■ The task:
Copy out exactly the lines from the first line of the material below through the line containing "markersize=12, markeredgewidth=1)", and nothing beyond them.

■ Given data:

* Begin *

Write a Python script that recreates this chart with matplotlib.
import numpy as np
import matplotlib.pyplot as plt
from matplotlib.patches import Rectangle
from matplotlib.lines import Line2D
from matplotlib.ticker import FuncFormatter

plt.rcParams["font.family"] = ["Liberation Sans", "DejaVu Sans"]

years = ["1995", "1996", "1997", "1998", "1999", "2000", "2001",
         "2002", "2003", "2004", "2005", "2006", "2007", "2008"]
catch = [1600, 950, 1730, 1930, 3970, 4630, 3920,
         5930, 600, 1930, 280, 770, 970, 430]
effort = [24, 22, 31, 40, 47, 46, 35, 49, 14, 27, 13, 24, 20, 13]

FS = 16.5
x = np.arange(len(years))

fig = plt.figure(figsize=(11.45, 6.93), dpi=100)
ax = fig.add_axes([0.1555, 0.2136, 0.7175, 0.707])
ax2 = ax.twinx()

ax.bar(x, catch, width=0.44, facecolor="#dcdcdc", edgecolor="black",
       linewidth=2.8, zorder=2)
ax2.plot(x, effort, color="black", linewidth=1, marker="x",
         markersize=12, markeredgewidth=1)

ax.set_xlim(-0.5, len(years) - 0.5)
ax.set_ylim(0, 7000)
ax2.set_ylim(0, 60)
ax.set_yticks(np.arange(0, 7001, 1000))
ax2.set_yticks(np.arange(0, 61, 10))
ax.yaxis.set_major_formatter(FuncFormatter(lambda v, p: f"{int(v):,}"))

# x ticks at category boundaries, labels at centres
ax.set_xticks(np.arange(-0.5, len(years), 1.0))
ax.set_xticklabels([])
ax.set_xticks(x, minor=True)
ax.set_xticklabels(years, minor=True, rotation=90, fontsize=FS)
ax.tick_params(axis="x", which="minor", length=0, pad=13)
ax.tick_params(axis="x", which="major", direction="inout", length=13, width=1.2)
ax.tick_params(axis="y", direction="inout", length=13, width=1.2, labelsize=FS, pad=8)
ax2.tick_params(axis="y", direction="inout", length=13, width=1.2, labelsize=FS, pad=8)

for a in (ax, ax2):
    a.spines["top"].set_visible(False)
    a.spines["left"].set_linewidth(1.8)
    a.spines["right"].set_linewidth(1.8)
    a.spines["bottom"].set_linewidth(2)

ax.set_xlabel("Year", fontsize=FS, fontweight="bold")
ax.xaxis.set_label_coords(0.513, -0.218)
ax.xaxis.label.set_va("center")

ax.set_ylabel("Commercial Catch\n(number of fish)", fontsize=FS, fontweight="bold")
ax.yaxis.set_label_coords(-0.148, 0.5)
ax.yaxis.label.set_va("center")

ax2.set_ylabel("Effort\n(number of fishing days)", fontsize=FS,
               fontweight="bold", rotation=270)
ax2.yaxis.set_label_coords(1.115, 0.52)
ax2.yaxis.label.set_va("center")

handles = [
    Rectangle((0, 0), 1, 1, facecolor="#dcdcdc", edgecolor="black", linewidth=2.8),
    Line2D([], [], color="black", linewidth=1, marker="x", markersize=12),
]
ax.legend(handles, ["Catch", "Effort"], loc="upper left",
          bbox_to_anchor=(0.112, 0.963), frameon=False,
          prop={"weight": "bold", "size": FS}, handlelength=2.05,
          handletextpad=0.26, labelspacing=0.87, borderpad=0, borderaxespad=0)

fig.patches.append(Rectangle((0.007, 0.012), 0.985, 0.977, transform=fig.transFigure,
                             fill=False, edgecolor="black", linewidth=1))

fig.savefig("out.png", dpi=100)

* End *

■ The solution:
Write a Python script that recreates this chart with matplotlib.
import numpy as np
import matplotlib.pyplot as plt
from matplotlib.patches import Rectangle
from matplotlib.lines import Line2D
from matplotlib.ticker import FuncFormatter

plt.rcParams["font.family"] = ["Liberation Sans", "DejaVu Sans"]

years = ["1995", "1996", "1997", "1998", "1999", "2000", "2001",
         "2002", "2003", "2004", "2005", "2006", "2007", "2008"]
catch = [1600, 950, 1730, 1930, 3970, 4630, 3920,
         5930, 600, 1930, 280, 770, 970, 430]
effort = [24, 22, 31, 40, 47, 46, 35, 49, 14, 27, 13, 24, 20, 13]

FS = 16.5
x = np.arange(len(years))

fig = plt.figure(figsize=(11.45, 6.93), dpi=100)
ax = fig.add_axes([0.1555, 0.2136, 0.7175, 0.707])
ax2 = ax.twinx()

ax.bar(x, catch, width=0.44, facecolor="#dcdcdc", edgecolor="black",
       linewidth=2.8, zorder=2)
ax2.plot(x, effort, color="black", linewidth=1, marker="x",
         markersize=12, markeredgewidth=1)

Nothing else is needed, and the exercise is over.